Goal
Look through the data below. Pick out the lines holding the string "this".

Given information
════════════════════

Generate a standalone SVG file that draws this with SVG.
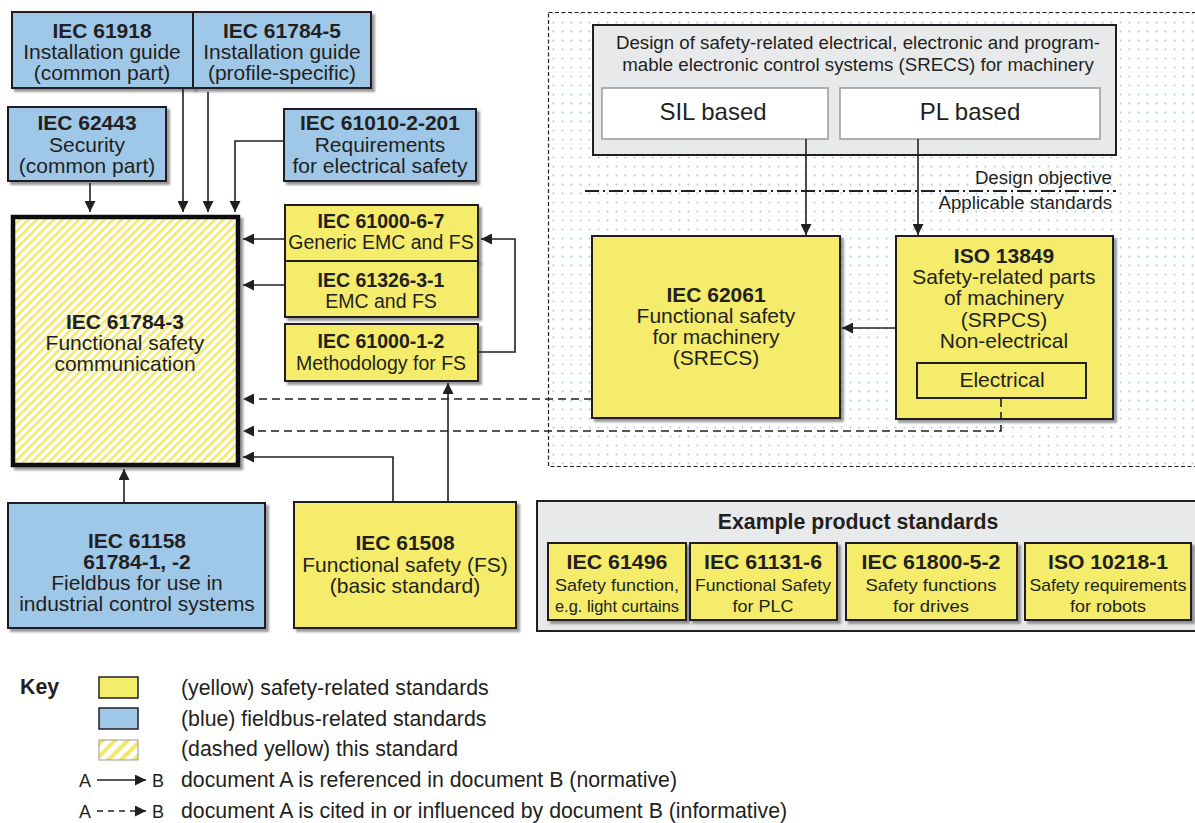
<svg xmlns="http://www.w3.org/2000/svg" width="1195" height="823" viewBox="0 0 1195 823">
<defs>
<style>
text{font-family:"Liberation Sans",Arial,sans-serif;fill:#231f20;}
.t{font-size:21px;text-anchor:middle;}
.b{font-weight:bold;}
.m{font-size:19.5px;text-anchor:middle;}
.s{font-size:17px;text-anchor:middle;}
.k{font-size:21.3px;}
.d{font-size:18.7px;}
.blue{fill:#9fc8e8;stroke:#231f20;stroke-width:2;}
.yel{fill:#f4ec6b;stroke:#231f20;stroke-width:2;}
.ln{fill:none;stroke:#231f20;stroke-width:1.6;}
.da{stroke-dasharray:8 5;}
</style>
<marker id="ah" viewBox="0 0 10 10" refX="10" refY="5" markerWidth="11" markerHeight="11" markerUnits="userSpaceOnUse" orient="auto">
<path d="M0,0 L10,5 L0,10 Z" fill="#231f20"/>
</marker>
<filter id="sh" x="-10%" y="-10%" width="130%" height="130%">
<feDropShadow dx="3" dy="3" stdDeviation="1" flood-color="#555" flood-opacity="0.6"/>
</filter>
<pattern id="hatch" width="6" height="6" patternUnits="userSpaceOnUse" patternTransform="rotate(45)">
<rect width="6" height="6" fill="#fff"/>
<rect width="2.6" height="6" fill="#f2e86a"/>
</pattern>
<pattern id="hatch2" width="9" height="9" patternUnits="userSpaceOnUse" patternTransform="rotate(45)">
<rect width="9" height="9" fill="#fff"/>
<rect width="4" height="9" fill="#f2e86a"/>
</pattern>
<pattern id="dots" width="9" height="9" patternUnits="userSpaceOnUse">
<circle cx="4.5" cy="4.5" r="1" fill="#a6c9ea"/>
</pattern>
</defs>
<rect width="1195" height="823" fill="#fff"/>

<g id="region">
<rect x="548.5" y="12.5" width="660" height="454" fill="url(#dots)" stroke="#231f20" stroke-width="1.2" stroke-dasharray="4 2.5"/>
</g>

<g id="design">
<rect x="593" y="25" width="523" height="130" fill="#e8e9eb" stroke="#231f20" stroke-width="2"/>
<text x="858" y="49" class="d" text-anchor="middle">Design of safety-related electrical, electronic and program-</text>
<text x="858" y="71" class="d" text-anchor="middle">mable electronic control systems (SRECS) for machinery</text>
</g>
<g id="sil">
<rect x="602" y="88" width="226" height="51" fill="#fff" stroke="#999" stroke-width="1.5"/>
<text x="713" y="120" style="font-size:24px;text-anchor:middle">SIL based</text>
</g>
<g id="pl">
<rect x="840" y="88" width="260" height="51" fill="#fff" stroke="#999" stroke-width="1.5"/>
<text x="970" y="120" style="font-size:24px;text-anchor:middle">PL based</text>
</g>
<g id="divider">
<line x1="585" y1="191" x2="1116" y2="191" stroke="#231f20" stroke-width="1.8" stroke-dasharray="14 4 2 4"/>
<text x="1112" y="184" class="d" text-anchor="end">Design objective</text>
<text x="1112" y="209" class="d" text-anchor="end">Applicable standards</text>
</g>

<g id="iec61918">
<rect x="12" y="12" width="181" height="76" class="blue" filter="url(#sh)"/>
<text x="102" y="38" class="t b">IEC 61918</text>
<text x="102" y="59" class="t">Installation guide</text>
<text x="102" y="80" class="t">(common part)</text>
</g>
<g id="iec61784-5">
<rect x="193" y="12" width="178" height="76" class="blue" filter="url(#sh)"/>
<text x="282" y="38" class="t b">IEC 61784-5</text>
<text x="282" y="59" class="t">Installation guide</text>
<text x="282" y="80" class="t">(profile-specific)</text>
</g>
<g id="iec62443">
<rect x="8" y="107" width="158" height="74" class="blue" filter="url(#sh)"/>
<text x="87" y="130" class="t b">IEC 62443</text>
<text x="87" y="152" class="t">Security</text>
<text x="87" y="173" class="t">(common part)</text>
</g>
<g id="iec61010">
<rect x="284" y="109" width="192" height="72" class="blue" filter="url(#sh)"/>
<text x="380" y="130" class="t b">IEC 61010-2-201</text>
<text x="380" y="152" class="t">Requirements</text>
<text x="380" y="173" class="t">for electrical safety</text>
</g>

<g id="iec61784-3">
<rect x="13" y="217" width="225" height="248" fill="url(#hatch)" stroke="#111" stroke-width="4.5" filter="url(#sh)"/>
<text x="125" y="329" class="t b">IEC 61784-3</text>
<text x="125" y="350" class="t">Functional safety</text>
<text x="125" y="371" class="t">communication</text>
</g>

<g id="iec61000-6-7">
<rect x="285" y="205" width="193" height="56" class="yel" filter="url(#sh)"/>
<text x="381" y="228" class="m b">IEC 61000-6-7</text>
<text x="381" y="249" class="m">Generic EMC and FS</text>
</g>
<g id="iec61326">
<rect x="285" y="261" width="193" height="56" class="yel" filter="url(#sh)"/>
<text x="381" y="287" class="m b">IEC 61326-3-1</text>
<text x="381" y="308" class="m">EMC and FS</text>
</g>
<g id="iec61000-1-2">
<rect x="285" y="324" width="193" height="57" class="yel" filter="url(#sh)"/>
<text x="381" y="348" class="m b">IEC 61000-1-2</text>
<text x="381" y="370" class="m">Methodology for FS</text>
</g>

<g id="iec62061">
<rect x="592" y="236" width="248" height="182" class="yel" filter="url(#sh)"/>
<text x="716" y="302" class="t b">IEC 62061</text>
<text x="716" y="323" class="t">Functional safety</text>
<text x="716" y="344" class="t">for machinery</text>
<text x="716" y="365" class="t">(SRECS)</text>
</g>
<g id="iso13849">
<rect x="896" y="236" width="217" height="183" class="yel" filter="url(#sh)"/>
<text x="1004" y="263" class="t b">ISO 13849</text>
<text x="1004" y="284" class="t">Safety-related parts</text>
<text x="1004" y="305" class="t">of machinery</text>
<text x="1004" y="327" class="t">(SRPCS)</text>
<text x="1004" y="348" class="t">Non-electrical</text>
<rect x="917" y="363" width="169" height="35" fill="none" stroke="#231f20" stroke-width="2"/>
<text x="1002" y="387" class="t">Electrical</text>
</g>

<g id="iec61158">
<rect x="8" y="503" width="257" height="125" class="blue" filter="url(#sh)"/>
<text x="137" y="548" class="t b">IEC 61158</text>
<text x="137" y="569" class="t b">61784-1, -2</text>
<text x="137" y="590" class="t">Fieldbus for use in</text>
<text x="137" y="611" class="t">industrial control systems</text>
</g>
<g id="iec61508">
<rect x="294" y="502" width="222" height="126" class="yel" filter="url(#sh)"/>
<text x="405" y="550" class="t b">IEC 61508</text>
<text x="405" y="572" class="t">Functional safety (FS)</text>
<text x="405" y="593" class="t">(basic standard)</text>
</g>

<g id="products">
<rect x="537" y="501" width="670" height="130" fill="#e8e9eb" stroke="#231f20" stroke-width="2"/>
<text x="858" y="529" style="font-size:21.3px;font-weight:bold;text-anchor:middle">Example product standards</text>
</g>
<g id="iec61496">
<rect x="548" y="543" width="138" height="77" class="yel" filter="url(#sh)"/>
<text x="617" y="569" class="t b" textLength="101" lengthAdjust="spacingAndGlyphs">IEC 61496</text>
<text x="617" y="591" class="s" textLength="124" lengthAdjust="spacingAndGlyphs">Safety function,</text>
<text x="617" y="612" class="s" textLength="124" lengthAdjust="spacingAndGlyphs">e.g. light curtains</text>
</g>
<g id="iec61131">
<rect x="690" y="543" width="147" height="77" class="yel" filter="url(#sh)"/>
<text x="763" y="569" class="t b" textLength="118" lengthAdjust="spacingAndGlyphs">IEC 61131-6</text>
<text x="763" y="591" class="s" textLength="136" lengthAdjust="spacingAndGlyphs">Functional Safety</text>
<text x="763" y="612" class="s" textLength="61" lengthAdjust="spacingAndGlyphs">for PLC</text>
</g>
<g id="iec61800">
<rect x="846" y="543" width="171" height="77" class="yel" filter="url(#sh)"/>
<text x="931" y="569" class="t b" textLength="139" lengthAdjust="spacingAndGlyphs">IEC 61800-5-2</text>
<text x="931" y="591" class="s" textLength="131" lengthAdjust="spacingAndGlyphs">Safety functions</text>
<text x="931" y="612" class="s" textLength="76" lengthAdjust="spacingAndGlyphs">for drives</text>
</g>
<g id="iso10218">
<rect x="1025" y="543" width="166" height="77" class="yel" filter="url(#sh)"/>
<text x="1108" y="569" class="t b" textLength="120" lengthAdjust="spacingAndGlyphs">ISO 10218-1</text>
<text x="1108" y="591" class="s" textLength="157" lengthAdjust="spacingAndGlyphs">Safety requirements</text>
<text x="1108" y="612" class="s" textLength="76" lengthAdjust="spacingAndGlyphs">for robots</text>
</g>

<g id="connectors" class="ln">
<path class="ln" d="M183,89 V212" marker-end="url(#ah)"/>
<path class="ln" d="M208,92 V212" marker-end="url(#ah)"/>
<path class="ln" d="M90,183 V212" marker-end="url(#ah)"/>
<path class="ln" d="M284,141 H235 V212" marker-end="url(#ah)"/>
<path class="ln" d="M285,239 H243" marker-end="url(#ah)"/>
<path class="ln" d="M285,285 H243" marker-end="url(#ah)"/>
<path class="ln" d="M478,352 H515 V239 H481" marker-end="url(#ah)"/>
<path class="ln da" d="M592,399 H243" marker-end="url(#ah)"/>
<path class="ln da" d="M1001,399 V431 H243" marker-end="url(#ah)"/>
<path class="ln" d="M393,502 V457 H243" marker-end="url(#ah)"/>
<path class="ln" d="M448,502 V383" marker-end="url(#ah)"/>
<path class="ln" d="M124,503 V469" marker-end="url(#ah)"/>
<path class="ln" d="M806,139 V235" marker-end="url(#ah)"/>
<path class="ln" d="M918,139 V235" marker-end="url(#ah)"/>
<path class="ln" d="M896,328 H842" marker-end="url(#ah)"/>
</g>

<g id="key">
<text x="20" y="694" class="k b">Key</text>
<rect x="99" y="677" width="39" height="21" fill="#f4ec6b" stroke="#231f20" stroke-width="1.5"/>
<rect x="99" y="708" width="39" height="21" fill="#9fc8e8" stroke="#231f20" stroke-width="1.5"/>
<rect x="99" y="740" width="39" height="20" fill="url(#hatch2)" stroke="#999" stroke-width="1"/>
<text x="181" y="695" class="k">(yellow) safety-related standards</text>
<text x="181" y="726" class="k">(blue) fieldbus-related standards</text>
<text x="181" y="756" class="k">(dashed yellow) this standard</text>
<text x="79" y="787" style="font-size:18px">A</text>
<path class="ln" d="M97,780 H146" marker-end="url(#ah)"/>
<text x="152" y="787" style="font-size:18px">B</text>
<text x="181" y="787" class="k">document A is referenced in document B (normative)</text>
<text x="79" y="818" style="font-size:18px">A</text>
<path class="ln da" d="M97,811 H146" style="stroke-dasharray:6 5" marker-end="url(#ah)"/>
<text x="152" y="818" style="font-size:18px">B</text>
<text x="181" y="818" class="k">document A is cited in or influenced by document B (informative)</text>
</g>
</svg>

════════════════════

The response
Generate a standalone SVG file that draws this with SVG.
<text x="181" y="756" class="k">(dashed yellow) this standard</text>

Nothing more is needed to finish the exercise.